Abre el volumen Las edades del sol, en el que Troncoso nos presenta un paisaje transitado por ella muchas veces, en el que el temor no deja lugar a la desesperanza, en el que la pesadumbre no renuncia a la ternura, en el que siempre emerge el recuerdo y "en la calma sobreviene el delirio / y su misericordia". En el poema final, la autora se mira, como en un espejo, en su hija –"Helena nunca quiere dormir sola. / Acaricio sus manos / y entonces todo calla de repente"– y hace comparecer en el espacio familiar de la noche compartida los miedos incipientes de la niña y los acendrados temores de la mujer adulta.

No hay en Los ángeles fríos resignación ni autocomplacencia, pero sí una conmovedora aceptación de la vida propia, con sus placenteros meandros y elocuentes renuncias, y una explícita comprensión de los resortes que conforman una sensibilidad inquieta, contradictoria a veces: "Soy infiel a la vida ordenada en mi bolso" (Instinto).

Portada del libro. Portada del libro.

Portada del libro. / D. S.

El dolor de estar vivo se erige como la única manera de estar, de comprender y sentir. La autora lo reconoce sin lamentarse, sin infligirse innecesarias heridas más que las que produce inexorablemente ese paso de los días que "llega dulce a nosotros / y nos rompe por dentro" (Tiempo). Añora "ser de nuevo redonda / y sin desgarros: la niña de las fotos" (La niña de las fotos), pero ahora sabe que siempre "se aleja el verano por donde vino" (En las raíces) y que "mantener la fe / requiere habilidad y cierto método" (Vocación). Pasado y presente confluyen en muchas de estas composiciones. El tiempo –ese "caprichoso verdugo de los pájaros"– se configura, no como una línea por la que deambulamos sin posibilidad de vuelta atrás, sino como una compleja y transparente superposición de planos. Lo que fuimos y lo que somos, los amores perdidos, los seres queridos que se fueron para siempre siguen formando parte de una cotidianidad marcada por la incertidumbre.

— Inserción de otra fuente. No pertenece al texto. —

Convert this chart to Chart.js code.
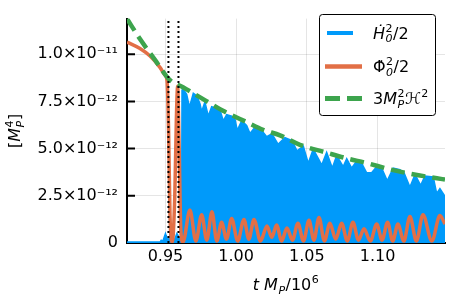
<!DOCTYPE html>
<html>
<head>
<meta charset="utf-8">
<script src="https://cdn.jsdelivr.net/npm/chart.js@4.4.0/dist/chart.umd.min.js"></script>
<style>
  html, body { margin: 0; padding: 0; background: #fff; }
  #wrap { width: 450px; height: 300px; }
</style>
</head>
<body>
<div id="wrap"><canvas id="chart"></canvas></div>
<script>
// --- datos (tiempo en unidades de 10^6 / M_P) ---
var xTicks = [0.95, 1.00, 1.05, 1.10];
var yTicks = [0, 2.5e-12, 5e-12, 7.5e-12, 1e-11];
var yTickLabels = ['0', '2.5×10⁻¹²', '5.0×10⁻¹²', '7.5×10⁻¹²', '1.0×10⁻¹¹'];
var vLines = [0.9521, 0.9592];

// 3 M_P^2 H^2
var tGreen = [0.9228, 0.9320, 0.9426, 0.9532, 0.9624, 0.9793, 0.9907, 1.0076, 1.0190,
              1.0310, 1.0451, 1.0642, 1.0783, 1.0925, 1.1088, 1.1250, 1.1420, 1.1477];
var green = [11.88e-12, 10.8e-12, 9.7e-12, 8.62e-12, 8.25e-12, 7.5e-12, 7.0e-12, 6.4e-12, 6.0e-12,
             5.7e-12, 5.2e-12, 4.78e-12, 4.48e-12, 4.23e-12, 3.9e-12, 3.64e-12, 3.43e-12, 3.36e-12];

// Phi_0'^2 / 2
var tOrange = [0.9228, 0.9320, 0.9391, 0.9461, 0.9496, 0.9511, 0.9522, 0.9532, 0.9548, 0.9566,
               0.9577, 0.9586, 0.9597, 0.9609, 0.9624,
               0.9673, 0.9715, 0.9756, 0.9792, 0.9829, 0.9863, 0.9897, 0.9932, 0.9968, 1.0011,
               1.0055, 1.0090, 1.0126, 1.0172, 1.0218, 1.0252, 1.0286, 1.0322, 1.0359, 1.0398,
               1.0437, 1.0476, 1.0515, 1.0550, 1.0586, 1.0624, 1.0663, 1.0704, 1.0746, 1.0786,
               1.0826, 1.0865, 1.0904, 1.0949, 1.0994, 1.1032, 1.1071, 1.1107, 1.1144, 1.1186,
               1.1229, 1.1275, 1.1321, 1.1384, 1.1441, 1.1477];
var orange = [10.64e-12, 10.3e-12, 9.9e-12, 9.3e-12, 8.9e-12, 8.6e-12, 6.0e-12, 1.5e-12, 0.05e-12, 2.5e-12,
              6.5e-12, 8.3e-12, 5.0e-12, 0.6e-12, 0.05e-12,
              1.75e-12, 0.1e-12, 1.5e-12, 0.15e-12, 1.65e-12, 0.1e-12, 1.1e-12, 0.2e-12, 1.3e-12, 0.1e-12,
              1.25e-12, 0.2e-12, 1.25e-12, 0.1e-12, 0.9e-12, 0.3e-12, 0.95e-12, 0.1e-12, 0.8e-12, 0.15e-12,
              1.05e-12, 0.1e-12, 1.2e-12, 0.15e-12, 1.35e-12, 0.1e-12, 1.05e-12, 0.2e-12, 1.05e-12, 0.1e-12,
              1.1e-12, 0.15e-12, 0.75e-12, 0.1e-12, 1.0e-12, 0.15e-12, 1.1e-12, 0.1e-12, 1.0e-12, 0.1e-12,
              1.4e-12, 0.1e-12, 1.5e-12, 0.1e-12, 1.45e-12, 1.0e-12];

// H_0'^2 / 2 (envolvente superior de la oscilacion rapida)
var tBlue = [0.9228, 0.9461, 0.9470, 0.9482, 0.9500, 0.9518, 0.9539, 0.9560, 0.9581, 0.9603, 0.9614,
             0.9617, 0.9627, 0.9650, 0.9670, 0.9697, 0.9721, 0.9744, 0.9756, 0.9779, 0.9803,
             0.9827, 0.9862, 0.9885, 0.9909, 0.9933, 0.9968, 0.9992, 1.0008, 1.0039, 1.0074,
             1.0098, 1.0133, 1.0180, 1.0216, 1.0253, 1.0296, 1.0345, 1.0395, 1.0430, 1.0475,
             1.0510, 1.0545, 1.0588, 1.0605, 1.0640, 1.0680, 1.0711, 1.0757, 1.0782, 1.0817,
             1.0852, 1.0888, 1.0923, 1.0958, 1.0994, 1.1029, 1.1069, 1.1111, 1.1158, 1.1187,
             1.1229, 1.1265, 1.1305, 1.1335, 1.1394, 1.1418, 1.1441, 1.1477];
var blue = [0.05e-12, 0.05e-12, 0.15e-12, 0.1e-12, 0.5e-12, 0.1e-12, 0.6e-12, 0.1e-12, 0.5e-12, 0.2e-12, 0.2e-12,
            8.1e-12, 8.13e-12, 7.88e-12, 7.2e-12, 7.93e-12, 7.8e-12, 7.38e-12, 6.97e-12, 7.47e-12, 6.72e-12,
            7.22e-12, 7.13e-12, 7.05e-12, 6.47e-12, 6.8e-12, 6.72e-12, 6.55e-12, 5.97e-12, 6.47e-12, 6.22e-12,
            5.8e-12, 6.13e-12, 5.97e-12, 5.63e-12, 5.78e-12, 5.23e-12, 5.58e-12, 5.43e-12, 4.88e-12, 5.13e-12,
            4.22e-12, 4.97e-12, 4.38e-12, 4.13e-12, 4.8e-12, 3.97e-12, 4.63e-12, 4.05e-12, 4.47e-12, 3.97e-12,
            4.33e-12, 4.22e-12, 3.72e-12, 3.72e-12, 4.05e-12, 3.97e-12, 3.3e-12, 3.97e-12, 3.88e-12, 3.72e-12,
            2.97e-12, 3.63e-12, 3.05e-12, 3.55e-12, 3.5e-12, 2.63e-12, 2.88e-12, 2.47e-12];

var X_MIN = 0.9228, X_MAX = 1.1477, Y_MAX = 1.1885e-11;

var BLUE = '#009AFA', ORANGE = '#E26F46', GREEN = '#3DA44D';
var FONT = 'DejaVu Sans';

function pts(xs, ys) {
    return xs.map(function (x, i) { return { x: x, y: ys[i] }; });
}

// texto con super/subindices: partes {t, it} o {sup, sub, it}
function richWidth(ctx, parts, size) {
    var w = 0;
    parts.forEach(function (p) {
        if (p.t !== undefined) {
            ctx.font = (p.it ? 'italic ' : '') + size + 'px ' + FONT;
            w += ctx.measureText(p.t).width;
        } else {
            ctx.font = (p.it ? 'italic ' : '') + Math.round(size * 0.7) + 'px ' + FONT;
            var a = p.sup ? ctx.measureText(p.sup).width : 0;
            var b = p.sub ? ctx.measureText(p.sub).width : 0;
            w += Math.max(a, b) + 1;
        }
    });
    return w;
}
function drawRich(ctx, parts, x, y, size) {
    ctx.textBaseline = 'alphabetic';
    ctx.textAlign = 'left';
    parts.forEach(function (p) {
        if (p.t !== undefined) {
            ctx.font = (p.it ? 'italic ' : '') + size + 'px ' + FONT;
            ctx.fillText(p.t, x, y);
            x += ctx.measureText(p.t).width;
        } else {
            ctx.font = (p.it ? 'italic ' : '') + Math.round(size * 0.7) + 'px ' + FONT;
            var a = 0, b = 0;
            if (p.sup) { ctx.fillText(p.sup, x + 0.5, y - size * 0.42); a = ctx.measureText(p.sup).width; }
            if (p.sub) { ctx.font = 'italic ' + Math.round(size * 0.7) + 'px ' + FONT;
                         ctx.fillText(p.sub, x + 0.5, y + size * 0.22); b = ctx.measureText(p.sub).width; }
            x += Math.max(a, b) + 1;
        }
    });
}

var decor = {
    id: 'decor',
    beforeDatasetsDraw: function (chart) {
        var ctx = chart.ctx, a = chart.chartArea, sx = chart.scales.x, sy = chart.scales.y;
        ctx.save();
        ctx.strokeStyle = '#000';
        ctx.lineWidth = 2;
        ctx.beginPath();
        yTicks.forEach(function (v) {
            var py = sy.getPixelForValue(v);
            ctx.moveTo(a.left, py); ctx.lineTo(a.left + 8, py);
        });
        xTicks.forEach(function (v) {
            var px = sx.getPixelForValue(v);
            ctx.moveTo(px, a.bottom); ctx.lineTo(px, a.bottom - 8);
        });
        ctx.stroke();
        ctx.restore();
    },
    afterDraw: function (chart) {
        var ctx = chart.ctx, a = chart.chartArea;
        ctx.save();
        ctx.fillStyle = '#000';

        // titulo eje x
        var xt = [{ t: 't', it: true }, { t: ' ' }, { t: 'M', it: true }, { sub: 'P' }, { t: '/10' }, { sup: '6' }];
        var w = richWidth(ctx, xt, 16);
        drawRich(ctx, xt, (a.left + a.right) / 2 - w / 2, 290, 16);

        // titulo eje y
        var yt = [{ t: '[' }, { t: 'M', it: true }, { sup: '4', sub: 'P' }, { t: ']' }];
        w = richWidth(ctx, yt, 16);
        ctx.translate(20, (a.top + a.bottom) / 2);
        ctx.rotate(-Math.PI / 2);
        drawRich(ctx, yt, -w / 2, 0, 16);
        ctx.restore();

        // leyenda
        ctx.save();
        ctx.fillStyle = '#fff';
        ctx.strokeStyle = '#000';
        ctx.lineWidth = 1;
        ctx.beginPath();
        ctx.roundRect(319.5, 14.5, 116, 101, 3);
        ctx.fill();
        ctx.stroke();

        var items = [
            { color: BLUE, x0: 327, x1: 353, lw: 4, dash: [], y: 33,
              parts: [{ t: 'Ḣ', it: true }, { sup: '2', sub: '0' }, { t: '/2' }] },
            { color: ORANGE, x0: 325, x1: 362, lw: 4.5, dash: [], y: 66.5,
              parts: [{ t: 'Φ̇' }, { sup: '2', sub: '0' }, { t: '/2' }] },
            { color: GREEN, x0: 325, x1: 362, lw: 5, dash: [15, 7], y: 98.5,
              parts: [{ t: '3' }, { t: 'M', it: true }, { sup: '2', sub: 'P' }, { t: 'ℋ', it: true }, { sup: '2' }] }
        ];
        items.forEach(function (it) {
            ctx.strokeStyle = it.color;
            ctx.lineWidth = it.lw;
            ctx.setLineDash(it.dash);
            ctx.beginPath();
            ctx.moveTo(it.x0, it.y); ctx.lineTo(it.x1, it.y);
            ctx.stroke();
            ctx.setLineDash([]);
            ctx.fillStyle = '#000';
            drawRich(ctx, it.parts, 373, it.y + 5.5, 16);
        });
        ctx.restore();
    }
};

var datasets = [
    {
        label: 'Ḣ₀²/2',
        data: pts(tBlue, blue),
        borderColor: BLUE,
        backgroundColor: BLUE,
        borderWidth: 1.5,
        fill: 'origin',
        tension: 0,
        order: 5
    },
    {
        label: 'Φ̇₀²/2',
        data: pts(tOrange, orange),
        borderColor: ORANGE,
        borderWidth: 3.5,
        fill: false,
        cubicInterpolationMode: 'monotone',
        order: 4
    },
    {
        label: '3Mₚ²ℋ²',
        data: pts(tGreen, green),
        borderColor: GREEN,
        borderWidth: 4.5,
        borderDash: [14, 7],
        fill: false,
        cubicInterpolationMode: 'monotone',
        order: 3
    }
];
vLines.forEach(function (t, i) {
    datasets.push({
        label: 'v' + i,
        data: [{ x: t, y: 0 }, { x: t, y: Y_MAX }],
        borderColor: '#000',
        borderWidth: 2,
        borderDash: [2, 3],
        fill: false,
        order: 1
    });
});

new Chart(document.getElementById('chart'), {
    type: 'line',
    data: { datasets: datasets },
    options: {
        responsive: true,
        maintainAspectRatio: false,
        animation: false,
        layout: { padding: { top: 4, right: 5, left: 0, bottom: 0 } },
        elements: { point: { radius: 0 } },
        plugins: { legend: { display: false }, tooltip: { enabled: false } },
        scales: {
            x: {
                type: 'linear',
                min: X_MIN,
                max: X_MAX,
                afterBuildTicks: function (s) { s.ticks = xTicks.map(function (v) { return { value: v }; }); },
                afterFit: function (s) { s.height = 57; },
                ticks: {
                    color: '#000',
                    font: { family: FONT, size: 16 },
                    padding: 4,
                    maxRotation: 0,
                    callback: function (v) { return v.toFixed(2); }
                },
                grid: { color: 'rgba(0,0,0,0.1)', lineWidth: 1, drawTicks: false },
                border: { color: '#000', width: 2 }
            },
            y: {
                min: 0,
                max: Y_MAX,
                afterBuildTicks: function (s) { s.ticks = yTicks.map(function (v) { return { value: v }; }); },
                afterFit: function (s) { s.width = 127; },
                ticks: {
                    color: '#000',
                    font: { family: FONT, size: 16 },
                    padding: 9,
                    callback: function (v, i) { return yTickLabels[i]; }
                },
                grid: { color: 'rgba(0,0,0,0.1)', lineWidth: 1, drawTicks: false },
                border: { color: '#000', width: 2 }
            }
        }
    },
    plugins: [decor]
});
</script>
</body>
</html>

Es éste también un libro de homenajes. No sólo por las muchas citas de autores contemporáneos que acompañan los poemas, sino por el reconocimiento explícito de deudas poéticas con autoras como Sylvia Plath, a la que Troncoso dedica el logrado poema Para Sylvia, a fragmentary girl, que contiene en su primer verso el título del libro: "Si los ángeles fríos regresan, ella elige no hacer regalos".

Rosario Troncoso parece haber encontrado su centro poético en este conjunto de composiciones sosegadas y melancólicas que parecen desmentir su a veces agitada actividad literaria y cultural y que corroboran el valor de su largo y constante aprendizaje. En Los ángeles fríos, la autora nos habla desde la calma que da la experiencia, desde la exigencia, con los demás y con uno mismo, que da el paso del tiempo y se entrega a la reconfortante misión de explorar un mundo propio en el que se reconoce como mujer y escritora.

"Saber mirar hacia arriba es un arte que se aprende con el tiempo, cuando se agotan el impulso y la inocencia", nos dice en el poema Los tiempos perdidos, una elocuente declaración de principios que desvela el sentido último de este poemario: dar voz a esa otra voz despiadadamente sincera que únicamente somos capaces de escuchar cuando estamos a solas.